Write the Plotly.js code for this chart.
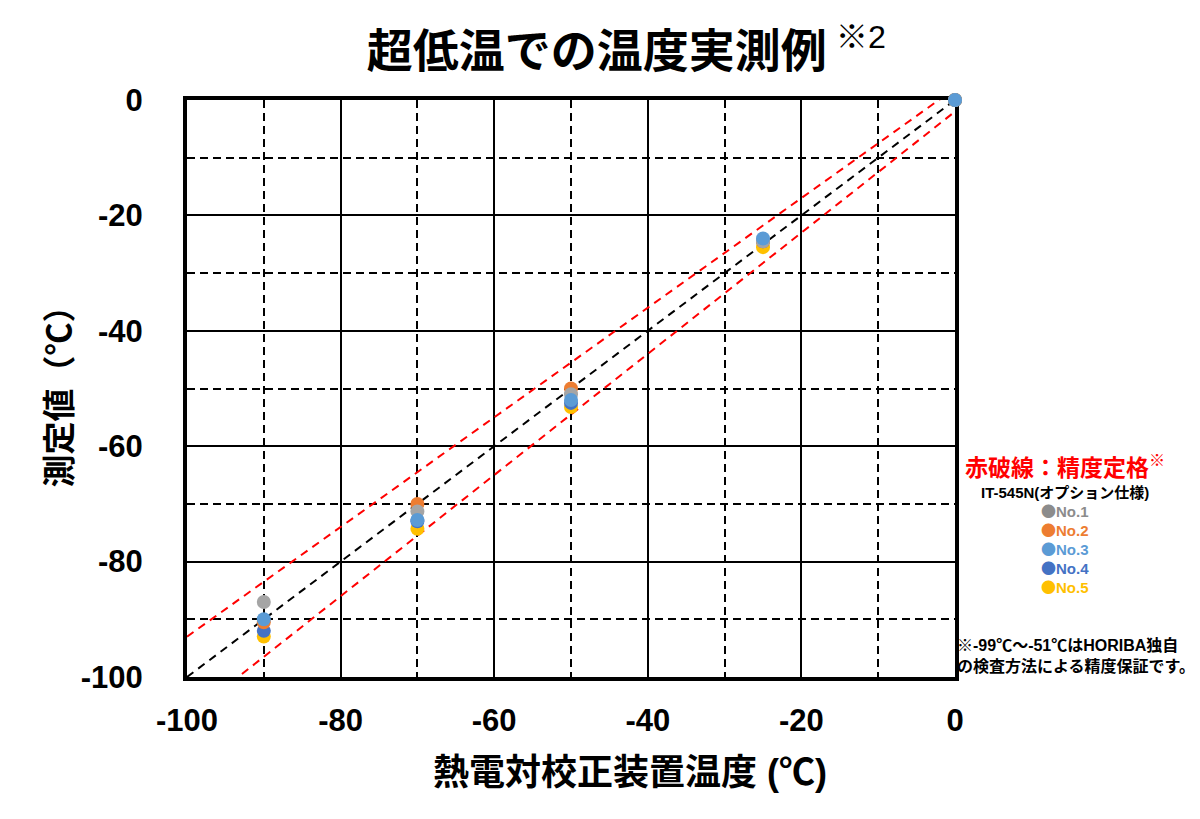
<!DOCTYPE html>
<html>
<head>
<meta charset="utf-8">
<script src="https://cdn.plot.ly/plotly-3.0.1.min.js"></script>
<style>
  body { margin: 0; background: #fff; }
  #chart { width: 1200px; height: 819px; }
</style>
</head>
<body>
<div id="chart"></div>
<script>
// reference temperature (thermocouple calibrator), °C
var refTemp = [-90, -70, -50, -25, 0];

// measured values per unit
var no1 = [-87, -71.3, -51, -24.5, 0];
var no2 = [-90.5, -70, -50, -24.5, 0];
var no3 = [-90, -72.8, -52, -24, 0];
var no4 = [-92, -73, -52.5, -24.5, 0];
var no5 = [-93, -74.3, -53.2, -25.5, 0];

var seriesNames = ['No.1', 'No.2', 'No.3', 'No.4', 'No.5'];
var seriesColors = ['#A5A5A5', '#ED7D31', '#5B9BD5', '#4472C4', '#FFC000'];
var legendColors = ['#8C8C8C', '#ED7D31', '#5B9BD5', '#4472C4', '#FFC000'];

// ideal line and tolerance band end points (red dashes)
var lineX = [-100, 0];
var idealY = [-100, 0];
var upperY = [-93, 2];
var lowerY = [-107, -2];

// axis ticks (plain hyphen minus like the original)
var tickVals = [-100, -80, -60, -40, -20, 0];
var tickText = ['-100', '-80', '-60', '-40', '-20', '0'];

var JP = 'Liberation Sans, Noto Sans CJK JP, sans-serif';
var CJK = 'Noto Sans CJK JP, sans-serif';

var traces = [];
traces.push({x: lineX, y: upperY, mode: 'lines', line: {color: '#FF0000', width: 2, dash: '8px,6px'}, hoverinfo: 'skip'});
traces.push({x: lineX, y: lowerY, mode: 'lines', line: {color: '#FF0000', width: 2, dash: '8px,6px'}, hoverinfo: 'skip'});
traces.push({x: lineX, y: idealY, mode: 'lines', line: {color: '#000000', width: 2, dash: '8px,6px'}, hoverinfo: 'skip'});

var seriesData = [no1, no2, no3, no4, no5];
var drawOrder = [4, 3, 1, 0, 2];
drawOrder.forEach(function(i) {
    traces.push({
        x: refTemp, y: seriesData[i], name: seriesNames[i],
        mode: 'markers', cliponaxis: false,
        marker: {color: seriesColors[i], size: 14}
    });
});

function makeAxis(extra) {
    return Object.assign({
        range: [-100, 0], tickmode: 'array', tickvals: tickVals, ticktext: tickText,
        showgrid: true, gridcolor: '#000', gridwidth: 2,
        minor: {dtick: 10, tick0: 0, showgrid: true, gridcolor: '#000', gridwidth: 2, griddash: '8px,5px'},
        zeroline: false, showline: true, linecolor: '#000', linewidth: 4, mirror: true,
        layer: 'below traces',
        ticks: 'outside', tickcolor: 'rgba(0,0,0,0)',
        tickfont: {family: JP, size: 31, color: '#000', weight: 'bold'}
    }, extra);
}

var xaxis = makeAxis({ticklen: 13});
var yaxis = makeAxis({
    ticklen: 34,
    title: {text: '<b>測定値（℃）</b>', font: {family: JP, size: 33, color: '#000'}, standoff: 0}
});

var annotations = [];
// x axis title, placed like the original (a bit right of centre)
annotations.push({xref: 'paper', yref: 'paper', x: 0.577, y: -0.166, xanchor: 'center', yanchor: 'middle', showarrow: false,
    text: '<b>熱電対校正装置温度 (℃)</b>', font: {family: JP, size: 36, color: '#000'}});

var lx = 1.143;
annotations.push({xref: 'paper', yref: 'paper', x: lx, y: 0.366, xanchor: 'center', yanchor: 'middle', showarrow: false,
    text: '<b>赤破線：精度定格</b><sup>※</sup>', font: {family: JP, size: 23, color: '#FF0000'}});
annotations.push({xref: 'paper', yref: 'paper', x: lx, y: 0.319, xanchor: 'center', yanchor: 'middle', showarrow: false,
    text: '<b>IT-545N(オプション仕様)</b>', font: {family: JP, size: 15, color: '#000'}});
seriesNames.forEach(function(n, i) {
    annotations.push({xref: 'paper', yref: 'paper', x: lx, y: 0.288 - i * 0.033, xanchor: 'center', yanchor: 'middle', showarrow: false,
        text: '<b><span style="font-family:' + CJK + '">●</span>' + n + '</b>',
        font: {family: JP, size: 15, color: legendColors[i]}});
});
annotations.push({xref: 'paper', yref: 'paper', x: 1.0, y: 0.038, xanchor: 'left', yanchor: 'middle', align: 'left', showarrow: false,
    text: '<b>※-99℃～-51℃はHORIBA独自<br>の検査方法による精度保証です。</b>', font: {family: JP, size: 16, color: '#000'}});

var layout = {
    width: 1200, height: 819,
    margin: {l: 187, r: 245, t: 100, b: 142},
    paper_bgcolor: '#fff', plot_bgcolor: '#fff',
    showlegend: false,
    title: {text: '<b>超低温での温度実測例</b><sup> ※2</sup>', x: 0.572, xref: 'paper', xanchor: 'center',
        y: 0.938, yanchor: 'middle',
        font: {family: JP, size: 46, color: '#000'}},
    xaxis: xaxis, yaxis: yaxis,
    annotations: annotations
};

Plotly.newPlot('chart', traces, layout, {displayModeBar: false});
</script>
</body>
</html>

- What you have to do -
The lines from the start of the data through the line that contains "var lowerY = [-107, -2];" are to be returned exactly, please, with both ends included and every picture left out.

- Output for this task -
Write the Plotly.js code for this chart.
<!DOCTYPE html>
<html>
<head>
<meta charset="utf-8">
<script src="https://cdn.plot.ly/plotly-3.0.1.min.js"></script>
<style>
  body { margin: 0; background: #fff; }
  #chart { width: 1200px; height: 819px; }
</style>
</head>
<body>
<div id="chart"></div>
<script>
// reference temperature (thermocouple calibrator), °C
var refTemp = [-90, -70, -50, -25, 0];

// measured values per unit
var no1 = [-87, -71.3, -51, -24.5, 0];
var no2 = [-90.5, -70, -50, -24.5, 0];
var no3 = [-90, -72.8, -52, -24, 0];
var no4 = [-92, -73, -52.5, -24.5, 0];
var no5 = [-93, -74.3, -53.2, -25.5, 0];

var seriesNames = ['No.1', 'No.2', 'No.3', 'No.4', 'No.5'];
var seriesColors = ['#A5A5A5', '#ED7D31', '#5B9BD5', '#4472C4', '#FFC000'];
var legendColors = ['#8C8C8C', '#ED7D31', '#5B9BD5', '#4472C4', '#FFC000'];

// ideal line and tolerance band end points (red dashes)
var lineX = [-100, 0];
var idealY = [-100, 0];
var upperY = [-93, 2];
var lowerY = [-107, -2];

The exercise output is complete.